(Reuters) – The U.S. National Institutes of Health (NIH) said on Tuesday it has started a study to evaluate two antibody treatments in COVID-19 patients as part of the agency’s program to identify promising drugs to help tackle the new coronavirus.
The trial will test AbbVie Inc’s psoriasis drug risankizumab along with Gilead Sciences’ antiviral remdesivir, compared to a placebo and remdesivir.
The study will also test Humanigen’s experimental drug lenzilumab with remdesivir, compared to placebo and remdesivir.
“The goal here is to identify as quickly as possible the experimental therapeutics that demonstrate the most clinical promise as COVID-19 treatments and move them into larger-scale testing,” said NIAID Director and U.S. infectious diseases expert Anthony Fauci.
Gilead’s remdesivir, which was among the first to be used to treat COVID-19 and received emergency use authorization from the U.S. Food and Drug Administration in May, has since been authorized for use in several other countries.
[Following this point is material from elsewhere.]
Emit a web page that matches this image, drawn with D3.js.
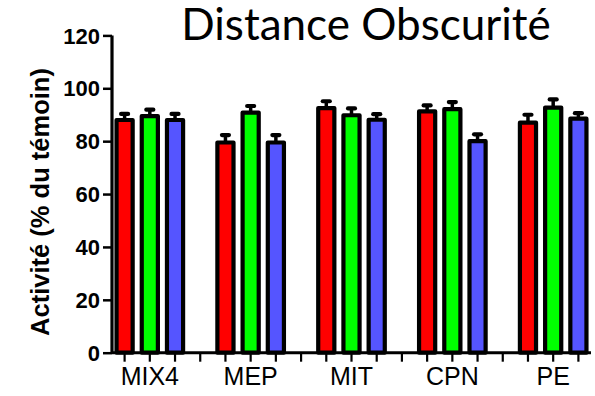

Risankizumab and lenzilumab belong to a class of drugs known as monoclonal antibodies that are laboratory-made versions of proteins naturally produced by the immune system in response to invading viruses or other pathogens.
The treatment has come under the spotlight after U.S. President Donald Trump was treated with Regeneron Pharmaceuticals’ antibody drug earlier this month.
Regeneron and Eli Lilly have both applied to the U.S. FDA for emergency use of their antibody treatments.